Material provided.
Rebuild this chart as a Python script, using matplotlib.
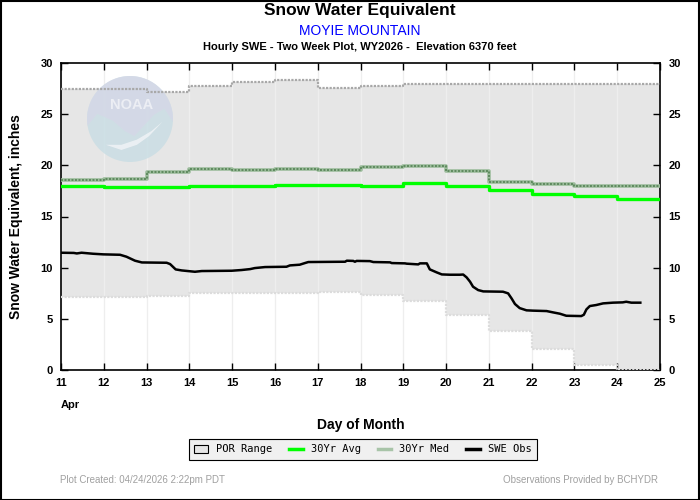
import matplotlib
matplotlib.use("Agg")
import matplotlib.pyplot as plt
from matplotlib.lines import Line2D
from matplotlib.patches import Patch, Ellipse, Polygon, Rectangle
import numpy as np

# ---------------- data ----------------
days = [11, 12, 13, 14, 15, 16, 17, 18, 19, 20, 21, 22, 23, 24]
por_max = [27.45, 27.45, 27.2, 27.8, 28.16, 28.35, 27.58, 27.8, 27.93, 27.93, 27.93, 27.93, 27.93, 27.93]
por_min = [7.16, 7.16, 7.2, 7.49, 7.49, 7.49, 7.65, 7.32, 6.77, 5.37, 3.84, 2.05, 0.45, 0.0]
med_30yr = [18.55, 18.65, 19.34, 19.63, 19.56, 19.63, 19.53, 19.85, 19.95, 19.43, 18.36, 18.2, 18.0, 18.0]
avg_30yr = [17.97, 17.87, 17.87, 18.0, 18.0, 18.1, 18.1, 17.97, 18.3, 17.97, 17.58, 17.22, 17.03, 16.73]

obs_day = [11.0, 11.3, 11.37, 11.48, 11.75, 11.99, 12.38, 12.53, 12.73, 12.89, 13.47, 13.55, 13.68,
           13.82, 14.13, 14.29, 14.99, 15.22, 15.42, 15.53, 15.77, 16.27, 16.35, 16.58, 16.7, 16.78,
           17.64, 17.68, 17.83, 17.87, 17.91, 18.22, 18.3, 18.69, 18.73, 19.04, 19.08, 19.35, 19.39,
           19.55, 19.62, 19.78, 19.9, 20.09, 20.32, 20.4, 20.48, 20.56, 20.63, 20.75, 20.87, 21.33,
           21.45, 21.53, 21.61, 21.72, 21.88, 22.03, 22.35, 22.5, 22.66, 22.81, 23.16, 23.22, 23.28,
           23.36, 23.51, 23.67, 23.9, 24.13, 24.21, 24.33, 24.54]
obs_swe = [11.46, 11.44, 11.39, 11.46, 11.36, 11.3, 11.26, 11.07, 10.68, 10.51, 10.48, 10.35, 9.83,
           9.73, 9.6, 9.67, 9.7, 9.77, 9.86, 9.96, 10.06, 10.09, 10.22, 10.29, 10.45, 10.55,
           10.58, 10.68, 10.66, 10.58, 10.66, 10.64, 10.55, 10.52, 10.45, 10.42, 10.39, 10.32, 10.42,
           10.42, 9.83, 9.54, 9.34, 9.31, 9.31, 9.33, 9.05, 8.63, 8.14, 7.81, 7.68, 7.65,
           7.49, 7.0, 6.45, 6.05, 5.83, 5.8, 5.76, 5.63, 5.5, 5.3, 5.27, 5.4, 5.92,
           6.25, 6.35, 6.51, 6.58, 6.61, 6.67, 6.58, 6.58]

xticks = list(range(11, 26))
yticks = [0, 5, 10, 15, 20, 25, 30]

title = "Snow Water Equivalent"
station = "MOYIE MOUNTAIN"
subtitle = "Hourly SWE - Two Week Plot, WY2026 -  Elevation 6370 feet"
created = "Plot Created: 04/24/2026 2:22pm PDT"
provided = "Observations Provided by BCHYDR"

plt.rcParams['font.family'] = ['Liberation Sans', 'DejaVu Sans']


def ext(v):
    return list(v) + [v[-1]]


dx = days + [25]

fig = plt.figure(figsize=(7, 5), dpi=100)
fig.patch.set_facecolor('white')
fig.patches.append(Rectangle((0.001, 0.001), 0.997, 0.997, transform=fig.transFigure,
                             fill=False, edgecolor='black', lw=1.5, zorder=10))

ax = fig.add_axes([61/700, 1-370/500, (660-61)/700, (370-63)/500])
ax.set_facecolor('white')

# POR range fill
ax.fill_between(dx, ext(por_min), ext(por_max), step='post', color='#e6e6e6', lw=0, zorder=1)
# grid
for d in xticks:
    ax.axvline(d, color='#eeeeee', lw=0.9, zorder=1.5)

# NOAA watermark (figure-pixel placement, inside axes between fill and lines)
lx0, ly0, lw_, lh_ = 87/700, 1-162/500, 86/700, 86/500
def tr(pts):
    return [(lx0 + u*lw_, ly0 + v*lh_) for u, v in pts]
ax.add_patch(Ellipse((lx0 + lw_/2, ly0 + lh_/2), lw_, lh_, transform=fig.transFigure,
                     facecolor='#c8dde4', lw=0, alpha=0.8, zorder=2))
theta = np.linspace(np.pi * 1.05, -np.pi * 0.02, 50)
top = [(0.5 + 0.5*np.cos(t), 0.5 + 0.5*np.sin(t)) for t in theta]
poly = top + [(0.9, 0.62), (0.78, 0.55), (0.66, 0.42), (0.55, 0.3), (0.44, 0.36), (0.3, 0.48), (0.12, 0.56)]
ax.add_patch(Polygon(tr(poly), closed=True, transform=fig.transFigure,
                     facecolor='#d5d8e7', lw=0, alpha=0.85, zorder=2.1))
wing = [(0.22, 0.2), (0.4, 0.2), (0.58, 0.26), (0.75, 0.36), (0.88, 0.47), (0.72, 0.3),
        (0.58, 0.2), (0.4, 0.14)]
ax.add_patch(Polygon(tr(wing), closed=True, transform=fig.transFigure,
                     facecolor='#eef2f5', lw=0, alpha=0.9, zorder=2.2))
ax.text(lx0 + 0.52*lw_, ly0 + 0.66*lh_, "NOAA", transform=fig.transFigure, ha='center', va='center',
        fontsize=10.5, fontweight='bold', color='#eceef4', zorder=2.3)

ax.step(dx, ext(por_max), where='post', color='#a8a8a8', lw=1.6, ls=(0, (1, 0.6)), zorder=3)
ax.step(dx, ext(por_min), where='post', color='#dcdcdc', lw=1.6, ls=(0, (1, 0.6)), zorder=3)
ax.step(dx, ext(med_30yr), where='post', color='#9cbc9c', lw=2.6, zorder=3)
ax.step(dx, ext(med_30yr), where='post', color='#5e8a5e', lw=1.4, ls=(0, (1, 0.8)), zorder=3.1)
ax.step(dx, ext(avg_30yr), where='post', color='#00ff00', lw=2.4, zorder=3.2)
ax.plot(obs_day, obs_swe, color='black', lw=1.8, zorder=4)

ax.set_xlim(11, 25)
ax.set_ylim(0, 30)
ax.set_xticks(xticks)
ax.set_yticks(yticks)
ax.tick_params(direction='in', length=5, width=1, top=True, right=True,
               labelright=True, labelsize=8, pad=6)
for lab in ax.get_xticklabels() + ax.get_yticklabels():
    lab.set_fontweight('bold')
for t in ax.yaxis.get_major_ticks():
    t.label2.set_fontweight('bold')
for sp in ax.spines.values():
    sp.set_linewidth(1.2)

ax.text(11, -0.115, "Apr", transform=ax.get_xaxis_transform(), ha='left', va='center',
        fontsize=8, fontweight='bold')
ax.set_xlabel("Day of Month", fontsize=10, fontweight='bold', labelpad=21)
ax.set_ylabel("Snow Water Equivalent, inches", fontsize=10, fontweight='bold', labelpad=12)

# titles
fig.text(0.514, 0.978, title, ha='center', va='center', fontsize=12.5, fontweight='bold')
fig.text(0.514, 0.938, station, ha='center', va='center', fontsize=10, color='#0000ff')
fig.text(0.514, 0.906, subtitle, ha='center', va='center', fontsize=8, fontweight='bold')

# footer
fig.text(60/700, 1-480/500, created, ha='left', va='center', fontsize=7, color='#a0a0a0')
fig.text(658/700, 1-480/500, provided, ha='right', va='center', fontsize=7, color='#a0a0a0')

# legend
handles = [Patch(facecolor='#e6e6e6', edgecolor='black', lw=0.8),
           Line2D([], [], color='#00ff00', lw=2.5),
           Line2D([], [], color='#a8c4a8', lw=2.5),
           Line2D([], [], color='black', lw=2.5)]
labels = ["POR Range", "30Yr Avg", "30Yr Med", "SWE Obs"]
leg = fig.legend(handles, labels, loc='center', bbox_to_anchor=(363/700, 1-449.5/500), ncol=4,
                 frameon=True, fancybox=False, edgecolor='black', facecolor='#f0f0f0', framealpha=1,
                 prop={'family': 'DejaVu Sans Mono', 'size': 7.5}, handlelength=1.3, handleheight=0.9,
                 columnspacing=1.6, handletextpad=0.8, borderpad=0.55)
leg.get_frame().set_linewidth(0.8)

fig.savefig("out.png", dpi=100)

Your objective.
Pictures stay out. Print the data exactly, from its first line through the line containing "import numpy as np".

Answer below.
Rebuild this chart as a Python script, using matplotlib.
import matplotlib
matplotlib.use("Agg")
import matplotlib.pyplot as plt
from matplotlib.lines import Line2D
from matplotlib.patches import Patch, Ellipse, Polygon, Rectangle
import numpy as np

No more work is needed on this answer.